Michigan’s food and agriculture business is a $101.2-billion industry, according to the Michigan State University Product Center.
In addition to financing, the fund will help planning, marketing, operations, logistics and product design.
Program participants will be asked to keep track of nontraditional metrics, such as what percentage of their output is going to outlets in low-income communities, Hesterman explained.
An informational event about applicant eligibility and what sorts of financing and business assistance the fund offers is scheduled for Monday at Eastern Market’s Shed 5 10 a.m.-12 p.m. Another is planned for Traverse City on June 29; previous events were held earlier this month in Lansing and Grand Rapids.
“We’re set up for entrepreneurs in the early or expansion phase who might not have access to financing the large companies do,” Hesterman said. “It will be a self-sustaining fund over time… They’re loans that will be paid paid back and we can lend again.”
He added some money will be distributed as grants, which don’t have to be paid back, for projects like employee development and cash-flow projections.
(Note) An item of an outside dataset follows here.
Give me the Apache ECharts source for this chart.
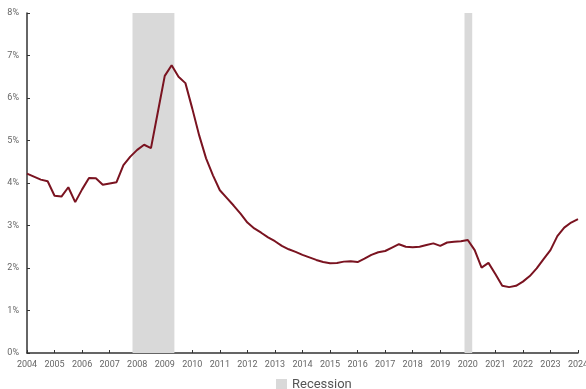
<!DOCTYPE html>
<html>
<head>
<meta charset="utf-8">
<style>
  html, body { margin: 0; padding: 0; background: #ffffff; }
  #chart { width: 586px; height: 389px; }
</style>
<script src="https://cdn.jsdelivr.net/npm/echarts@6/dist/echarts.min.js"></script>
</head>
<body>
<div id="chart"></div>
<script>
// Quarterly observations, 2004 Q1 through 2024 Q1 (percent)
const quarterStarts = [];
for (let y = 2004; y <= 2024; y++) {
  for (let q = 0; q < 4; q++) {
    if (y === 2024 && q > 0) break;
    quarterStarts.push(y + q * 0.25);
  }
}
const rateValues = [
  4.22, 4.15, 4.08, 4.04,   // 2004
  3.70, 3.68, 3.90, 3.55,   // 2005
  3.85, 4.12, 4.11, 3.96,   // 2006
  3.99, 4.02, 4.42, 4.62,   // 2007
  4.78, 4.90, 4.82, 5.67,   // 2008
  6.52, 6.77, 6.50, 6.35,   // 2009
  5.75, 5.12, 4.58, 4.18,   // 2010
  3.83, 3.65, 3.47, 3.28,   // 2011
  3.07, 2.93, 2.83, 2.72,   // 2012
  2.63, 2.52, 2.44, 2.38,   // 2013
  2.31, 2.25, 2.19, 2.14,   // 2014
  2.11, 2.12, 2.15, 2.16,   // 2015
  2.14, 2.22, 2.31, 2.37,   // 2016
  2.40, 2.48, 2.56, 2.50,   // 2017
  2.49, 2.50, 2.54, 2.58,   // 2018
  2.52, 2.60, 2.62, 2.63,   // 2019
  2.66, 2.42, 2.01, 2.12,   // 2020
  1.86, 1.58, 1.55, 1.58,   // 2021
  1.68, 1.81, 1.99, 2.21,   // 2022
  2.42, 2.75, 2.95, 3.07,   // 2023
  3.15                      // 2024
];

// Recession periods as fractional years
const recessionStarts = [2007.83, 2019.88];
const recessionEnds = [2009.35, 2020.16];

const yearTicks = [];
for (let y = 2004; y <= 2024; y++) yearTicks.push(y);

const seriesData = quarterStarts.map((x, i) => [x, rateValues[i]]);
const recessionAreas = recessionStarts.map((s, i) => [{ xAxis: s }, { xAxis: recessionEnds[i] }]);

const chart = echarts.init(document.getElementById('chart'), null, { renderer: 'canvas' });
chart.setOption({
  animation: false,
  textStyle: { fontFamily: 'Roboto' },
  grid: {
    left: 27, right: 8, top: 13, bottom: 36,
    containLabel: false,
    outerBoundsMode: 'none'
  },
  legend: {
    data: [{ name: 'Recession', icon: 'rect' }],
    left: 276,
    bottom: -2,
    padding: 0,
    itemWidth: 11,
    itemHeight: 11,
    itemGap: 4,
    textStyle: { fontFamily: 'Roboto', fontSize: 13, color: '#555555' }
  },
  xAxis: {
    type: 'value',
    min: 2004,
    max: 2024,
    interval: 1,
    axisLine: { lineStyle: { color: '#333333', width: 1.5 } },
    axisTick: { show: true, inside: true, length: 3, lineStyle: { color: '#333333' } },
    axisLabel: {
      color: '#666666', fontSize: 9, margin: 7,
      formatter: v => (yearTicks.includes(v) ? String(v) : '')
    },
    splitLine: { show: false }
  },
  yAxis: {
    type: 'value',
    min: 0,
    max: 8,
    interval: 1,
    axisLine: { show: true, lineStyle: { color: '#333333', width: 1.5 } },
    axisTick: { show: true, inside: true, length: 3, lineStyle: { color: '#333333' } },
    axisLabel: { color: '#666666', fontSize: 9, margin: 8, formatter: '{value}%' },
    splitLine: { show: false }
  },
  series: [
    {
      name: 'Recession',
      type: 'line',
      data: [],
      itemStyle: { color: '#d9d9d9' },
      lineStyle: { color: '#d9d9d9' },
      markArea: {
        silent: true,
        itemStyle: { color: '#d9d9d9' },
        data: recessionAreas
      }
    },
    {
      name: 'Rate',
      type: 'line',
      data: seriesData,
      showSymbol: false,
      smooth: false,
      z: 5,
      lineStyle: { color: '#7a1320', width: 2 },
      itemStyle: { color: '#7a1320' }
    }
  ]
});
</script>
</body>
</html>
The program itself began with a $3-million Healthy Food Financing grant from the federal government.
The fund is modeled after similar programs in Pennsylvania, California, Illinois and Virginia.
“One of our core goals in the Michigan Good Food Fund is paying attention to racial and social equity in the food system,” Hesterman said. “As we put these funds to work, we’re putting them to work in a way that helps create greater diversity. When you think about getting healthier foods in underserved communities, often they’re communities of color. We’re paying attention to that part of racial equity. We’re also paying attention to who the entrepreneurs are and where the jobs are going to be.”
The Michigan Good Food Fund’s other core partners include the not-for-profit community development organization Capital Impact Partners, which manages the fund; the MSU Center for Regional Food Systems and the W.K. Kellogg Foundation.